Vai-Vai também é hip hop, rap e trap
A relação do Vai-Vai com o rap ultrapassa o enredo. Na verdade, há muitos anos figuras importantes da cena musical paulistana como Rappin Hood sugeriam que a temática fosse abordada pela escola.
“O Vai-Vai sempre teve o hip hop presente. Vários músicos da nossa bateria tocam rap e eu mesmo toco rap desde 2000”, conta Mestre Beto, que dirige a bateria da escola alvinegra ao lado do histórico Mestre Tadeu, que completa 50 anos de avenida em 2024.
Para Sidnei França, essa mistura tem tudo a ver com a geografia da cidade:
“É uma escola que fica no Centro, que na época ocupava a Praça 14 Bis. Aquela região da avenida 9 de Julho era um corredor para quem saísse da Zona Sul e quisesse ir para o Centro. O Vai-Vai é uma escola de vanguarda, underground, conectada com a efervescência cultural”, explica.
Mestre Beto conta ainda que, ao longo dos anos, a bateria sempre aproveitou ocasiões menos decisivas, como apresentações em quadras de outras agremiações, para fazer um “boom bap”, que é uma batida típica do rap.
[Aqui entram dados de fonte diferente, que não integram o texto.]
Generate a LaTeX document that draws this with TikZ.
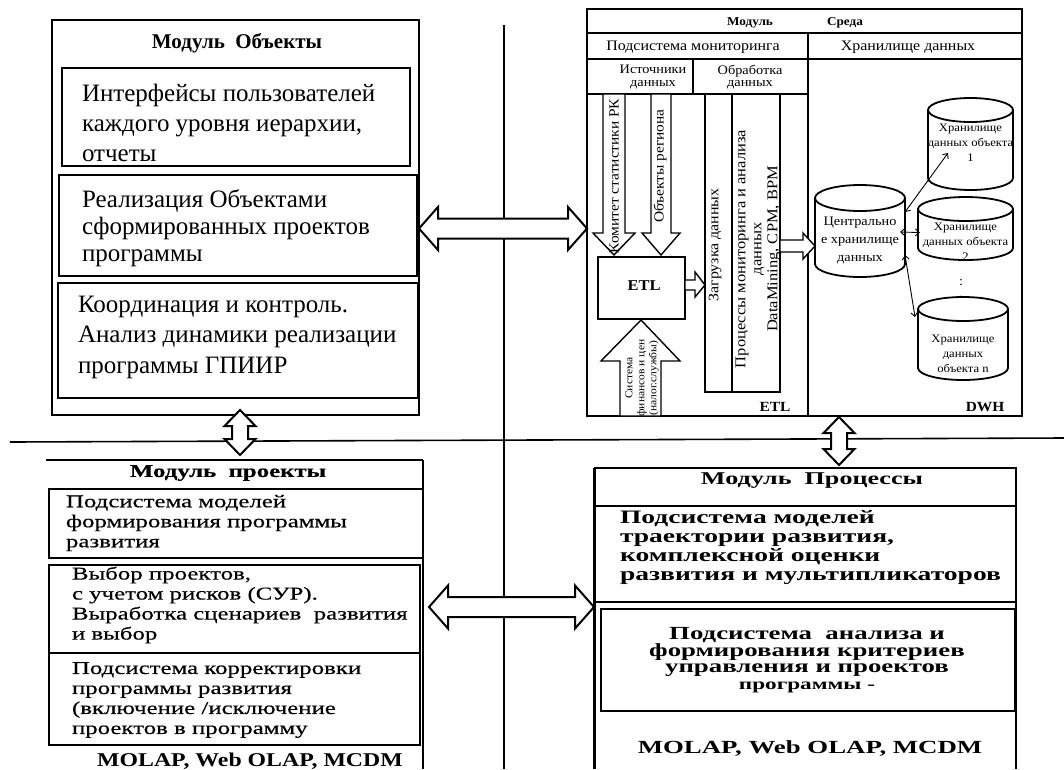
\documentclass[tikz,border=0pt]{standalone}
\usepackage{fontspec}
\setmainfont{Liberation Serif}
\newfontfamily\fwa[FakeStretch=1.38,FakeBold=0.4]{Liberation Serif}
\newfontfamily\fwb[FakeStretch=1.45]{Liberation Serif}
\newfontfamily\fwc[FakeStretch=1.1]{Liberation Serif}
\newfontfamily\fwd[FakeStretch=1.22]{Liberation Serif}
\newcommand\fsz[2]{\fontsize{#1}{#2}\selectfont}
\usetikzlibrary{fit,calc,arrows.meta}
\tikzset{
  box/.style={draw, inner sep=0pt, outer sep=0pt, line width=#1},
  box/.default=2.6pt,
  area/.style={inner sep=0pt, outer sep=0pt},
  txt/.style={inner sep=0pt, outer sep=0pt, align=left, anchor=west},
  ctxt/.style={inner sep=0pt, outer sep=0pt, align=center},
  rtxt/.style={inner sep=0pt, outer sep=0pt, align=center, rotate=90},
  fatarrow/.style={draw, fill=white, line width=2pt, line join=miter, miter limit=10},
  etlarrow/.style={draw, fill=white, line width=1.4pt, line join=miter, miter limit=10},
  tline/.style={line width=1.3pt},
  sepline/.style={line width=1.6pt},
  dbl/.style={{Straight Barb[length=4pt,width=7pt]}-{Straight Barb[length=4pt,width=7pt]}, line width=0.9pt},
  cylline/.style={draw, fill=white, line width=1.8pt}
}
\newcommand\hdarrow[5]{%
  \draw[fatarrow] let \p1=(#1), \p2=(#2) in
  (\x1,\y1) -- (\x1+#5,\y1+#4) -- (\x1+#5,\y1+#3) -- (\x2-#5,\y1+#3) -- (\x2-#5,\y1+#4) -- (\x2,\y1)
  -- (\x2-#5,\y1-#4) -- (\x2-#5,\y1-#3) -- (\x1+#5,\y1-#3) -- (\x1+#5,\y1-#4) -- cycle;}
\newcommand\vdarrow[5]{%
  \draw[fatarrow] let \p1=(#1), \p2=(#2) in
  (\x1,\y1) -- (\x1+#4,\y1-#5) -- (\x1+#3,\y1-#5) -- (\x1+#3,\y2+#5) -- (\x1+#4,\y2+#5) -- (\x1,\y2)
  -- (\x1-#4,\y2+#5) -- (\x1-#3,\y2+#5) -- (\x1-#3,\y1-#5) -- (\x1-#4,\y1-#5) -- cycle;}
% name, x1, x2, top, bottom, ry, text shift, text
\newcommand\dbcyl[8]{%
  \node[area, fit={(#2,#4) (#3,#5)}] (#1) {};
  \draw[cylline] let \p1=(#1.north west), \p2=(#1.south east), \n1={(\x2-\x1)/2} in
    (\x1,\y1-#6) -- (\x1,\y2+#6) arc[start angle=180, end angle=360, x radius=\n1, y radius=#6] -- (\x2,\y1-#6) -- cycle;
  \draw[cylline] let \p1=(#1.north west), \p2=(#1.south east), \n1={(\x2-\x1)/2} in
    (\x1+\n1,\y1-#6) ellipse [x radius=\n1, y radius=#6];
  \node[ctxt, font=\fwc\fsz{11.5}{15}] (#1t) at ($(#1.center)+(0,#7)$) {#8};}
\begin{document}
\begin{tikzpicture}[x=1pt,y=-1pt]
\useasboundingbox (0,0) rectangle (1064,769);
\fill[white] (0,0) rectangle (1064,769);

% separating lines
\coordinate (vtop) at (504,25);
\coordinate (vbot) at (504,769);
\coordinate (hleft) at (10,442);
\coordinate (hright) at (1064,438);
\draw[sepline] (vtop) -- (vbot);
\draw[sepline] (hleft) -- (hright);

% ===== Module Objects =====
\node[box=2.6pt, fit={(52,20) (419,415)}] (mobj) {};
\node[ctxt, font=\bfseries\fsz{21}{21}] (mobjt) at (237,43) {Модуль\ \ Объекты};
\node[box=2.8pt, fit={(62,68) (410,166)}] (ob1) {};
\node[box=2.8pt, fit={(59,175) (417,276)}] (ob2) {};
\node[box=2.8pt, fit={(58,283) (418,398)}] (ob3) {};
\node[txt, font=\fsz{25}{30}] (ob1t) at (82,123) {Интерфейсы пользователей\\каждого уровня иерархии,\\отчеты};
\node[txt, font=\fsz{25}{27}] (ob2t) at (82,228) {Реализация Объектами\\сформированных проектов\\программы};
\node[txt, font=\fsz{25}{30.5}] (ob3t) at (78,337) {Координация и контроль.\\Анализ динамики реализации\\программы ГПИИР};

% ===== Module ETL / DWH =====
\node[box=2pt, fit={(587,9) (1022,416)}] (etlmod) {};
\draw[tline] (587,33) -- (1022,33);
\draw[tline] (587,59) -- (1022,59);
\draw[tline] (587,94) -- (808,94);
\draw[tline] (808,33) -- (808,416);
\draw[tline] (693,59) -- (693,94);
\node[ctxt, font=\fwc\bfseries\fsz{12}{12}] (hmod) at (750,23) {Модуль};
\node[ctxt, font=\fwc\bfseries\fsz{12}{12}] (hsreda) at (845,23) {Среда};
\node[ctxt, font=\fwc\fsz{14.5}{14}] (hmon) at (693,47) {Подсистема мониторинга};
\node[ctxt, font=\fwc\fsz{14.5}{14}] (hdwh) at (908,47) {Хранилище данных};
\node[ctxt, font=\fwc\fsz{13}{12.5}] (hsrc) at (653,77) {Источники\\данных};
\node[ctxt, font=\fwc\fsz{13}{12.5}] (hproc) at (750,77) {Обработка\\данных};

% columns
\node[box=1.4pt, fit={(705,94) (732,392)}] (zag) {};
\node[box=1.4pt, fit={(732,94) (780,392)}] (proc) {};
\draw[line width=2.6pt] (proc.north west) -- (proc.south west);
\node[rtxt, font=\fwc\fsz{14.5}{14}] (zagt) at (715,245) {Загрузка данных};
\node[rtxt, font=\fwc\fsz{15}{16}] (proct) at (758,249) {Процессы мониторинга и анализа\\данных\\DataMining, CPM, BPM};

% ETL box
\node[box=1.6pt, fit={(598,257) (685,319)}] (etl) {};
\node[ctxt, font=\fwc\bfseries\fsz{15}{15}] (etlt) at (644,286) {ETL};

% source arrows
\draw[etlarrow] (603,94) -- (625,94) -- (625,233) -- (635,233) -- (614,255) -- (593,233) -- (603,233) -- cycle;
\draw[etlarrow] (651,94) -- (671,94) -- (671,233) -- (680,233) -- (661,255) -- (642,233) -- (651,233) -- cycle;
\draw[etlarrow] (620,416) -- (620,361) -- (601,361) -- (641,320) -- (680,361) -- (661,361) -- (661,416) -- cycle;
\node[rtxt, font=\fwc\fsz{14}{14}] (komt) at (614,176) {Комитет статистики РК};
\node[rtxt, font=\fwc\fsz{14}{14}] (obrt) at (660,166) {Объекты региона};
\node[rtxt, font=\fwc\fsz{10.5}{12}] (syst) at (642,378) {Система\\финансов и цен\\(налог.службы)};

% ETL -> load, processes -> central
\draw[etlarrow] (etl.east |- 0,280) -- (695,280) -- (695,272) -- (zag.west |- 0,285) -- (695,297) -- (695,290) -- (etl.east |- 0,290) -- cycle;
\draw[etlarrow] (proc.east |- 0,240) -- (803,240) -- (803,233) -- (815,246) -- (803,259) -- (803,252) -- (proc.east |- 0,252) -- cycle;

% DWH cylinders
\dbcyl{cy1}{928}{1013}{98}{190}{12pt}{-1}{Хранилище\\данных объекта\\1}
\dbcyl{cy2}{918}{1013}{197}{260}{12pt}{13}{Хранилище\\данных объекта\\2}
\dbcyl{cyn}{918}{1008}{297}{380}{12pt}{15}{Хранилище\\данных\\объекта n}
\node[area, fit={(815,185) (905,277)}] (cy0) {};
\draw[cylline] (815,198) -- (815,264) arc[start angle=180, end angle=360, x radius=45pt, y radius=13pt] -- (905,198) -- cycle;
\draw[cylline] (860,198) ellipse [x radius=45pt, y radius=13pt];
\node[ctxt, font=\fwc\fsz{13}{18}] (cy0t) at (860,240) {Центрально\\е хранилище\\данных};
\node[ctxt, font=\fwc\fsz{13}{13}] (dots1) at (961,283) {:};
\node[ctxt, font=\fwc\fsz{13}{13}] (dots2) at (961,297) {.};

\draw[dbl] ($(cy0.east)+(0,-19)$) -- ($(cy1.south west)+(20,-37)$);
\draw[dbl] ($(cy0.east)+(-5,1)$) -- ($(cy2.west)+(2,4)$);
\draw[dbl] ($(cy0.east)+(0,24)$) -- ($(cyn.north west)+(-3,20)$);

\node[ctxt, font=\fwc\bfseries\fsz{14}{14}] (etllab) at (775,407) {ETL};
\node[ctxt, font=\fwc\bfseries\fsz{14}{14}] (dwhlab) at (985,407) {DWH};

% ===== Module Projects =====
\node[area, fit={(46,460) (423,769)}] (mproj) {};
\draw[line width=2.2pt] (mproj.north west) -- (mproj.north east);
\draw[line width=1.5pt] (mproj.north east) -- (mproj.south east);
\node[ctxt, font=\fwa\bfseries\fsz{18}{18}] (mprojt) at (228,473) {Модуль\ \ проекты};
\node[box=2.3pt, fit={(49,489) (423,558)}] (pr1) {};
\node[box=2.6pt, fit={(49,565) (420,653)}] (pr2) {};
\node[box=2.6pt, fit={(49,653) (420,745)}] (pr3) {};
\node[txt, font=\fwa\fsz{18}{20}] (pr1t) at (66,523) {Подсистема моделей\\формирования программы\\развития};
\node[txt, font=\fwa\fsz{18}{20}] (pr2t) at (72,605) {Выбор проектов,\\с учетом рисков (СУР).\\Выработка сценариев\ \ развития\\и выбор};
\node[txt, font=\fwa\fsz{18}{20}] (pr3t) at (72,700) {Подсистема корректировки\\программы развития\\(включение /исключение\\проектов в программу};
\node[ctxt, font=\fwd\bfseries\fsz{19.5}{19.5}] (prmol) at (250,761) {MOLAP, Web OLAP, MCDM};

% ===== Module Processes =====
\node[area, fit={(594,468) (1016,769)}] (mproc) {};
\draw[line width=1.8pt] (mproc.north west) -- (mproc.north east) -- (mproc.south east);
\draw[line width=3pt] (mproc.north west) -- (mproc.south west);
\draw[line width=1.8pt] (594,506) -- (1016,506);
\draw[line width=1.8pt] (594,602) -- (1016,602);
\node[box=2.6pt, fit={(601,609) (1015,711)}] (ps2) {};
\node[ctxt, font=\fwb\bfseries\fsz{18}{18}] (mproct) at (812,481) {Модуль\ \ Процессы};
\node[txt, font=\fwb\bfseries\fsz{19}{19}] (ps1t) at (620,547) {Подсистема моделей\\траектории развития,\\комплексной оценки\\развития и мультипликаторов};
\node[ctxt, font=\fwb\bfseries\fsz{18.5}{16.5}] (ps2t) at (807,660) {Подсистема\ \ анализа и\\формирования критериев\\управления и проектов\\{\fsz{16}{14}программы -}};
\node[ctxt, font=\fwb\bfseries\fsz{18.5}{18.5}] (psmol) at (810,748) {MOLAP, Web OLAP, MCDM};

% ===== fat double arrows =====
\hdarrow{$(ob2.east)+(2,3)$}{etlmod.west}{10pt}{21.5pt}{19pt}
\hdarrow{$(pr2.east)+(9,-2)$}{mproc.west}{10pt}{21.5pt}{19pt}
\vdarrow{$(mobj.south)+(4.5,-5)$}{$(mproj.north)+(5.5,-5)$}{8pt}{15.5pt}{16pt}
\vdarrow{$(etlmod.south)+(34.5,1)$}{$(mproc.north)+(34,-3)$}{8pt}{15.5pt}{16pt}
\end{tikzpicture}
\end{document}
Agora, com este enredo e num contexto em que o quesito bateria passou a exigir das escolas algum arranjo diferenciado, a escola mais tradicional da cidade vai dar um inesperado passo adiante e levar o som do trap – uma vertente do rap – para o desfile oficial:
“A gente achou a batida do trap na parte que diz ‘solta o som, alô DJ / que eu mando a rima pra embalar manos e minas / na batida perfeita meu rap / é a voz’. O rap e o samba vêm da mesma árvore. Mudam os caminhos, mas o final é o mesmo. E uma das poucas baterias ainda tradicionais de São Paulo introduziu o trap no samba-enredo sem perder a identidade”, garante o mestre.
Segundo Beto, esse processo foi conduzido em parceria com o produtor musical DJ Cia.
Grafite na avenida
Depois de falar do rap e do break, o desfile vai exaltar a outra das vertentes do movimento hip hop: o grafite. A terceira alegoria do desfile vai reproduzir o projeto Favela Galeria, que, a partir do trabalho dos grafiteiros, transformou uma comunidade no bairro de São Mateus, na Zona Leste de São Paulo, em uma galeria de arte a céu aberto.
A alegoria está sendo desenvolvida por oito artistas negros e periféricos – quatro homens e quatro mulheres – numa tentativa de romper com os padrões estéticos dos desfiles no Anhembi:
“Esse enredo me tirou da zona de conforto porque eu mesmo percebi que eu estava domesticado pelo paralelismo, pela simetria… Procurei artistas que tivessem uma produção que fugisse desse padrão erudito”, conta Sidnei França.
O encerramento do desfile será o manifesto paulistano do samba e do hip hop. É quando os ritmos se juntam para ocupar os espaços de São Paulo e para apagar os nomes de bandeirantes e ditadores das ruas e rodovias da cidade: “A gente quer relativizar os símbolos e as construções que deram a São Paulo e que não nos servem”.
Os logradouros paulistanos e as estradas que cortam a capital paulista ganharão, na última alegoria, os nomes de figuras como Madrinha Eunice, fundadora de uma das primeiras escolas de samba de São Paulo (a Lavapés); Brenda Lee, reconhecida por seu trabalho de assistência a portadores de HIV na década de 1980; e Sueli Carneiro, fundadora do Instituto Geledés, de grande importância para o processo de politização de rappers e MCs.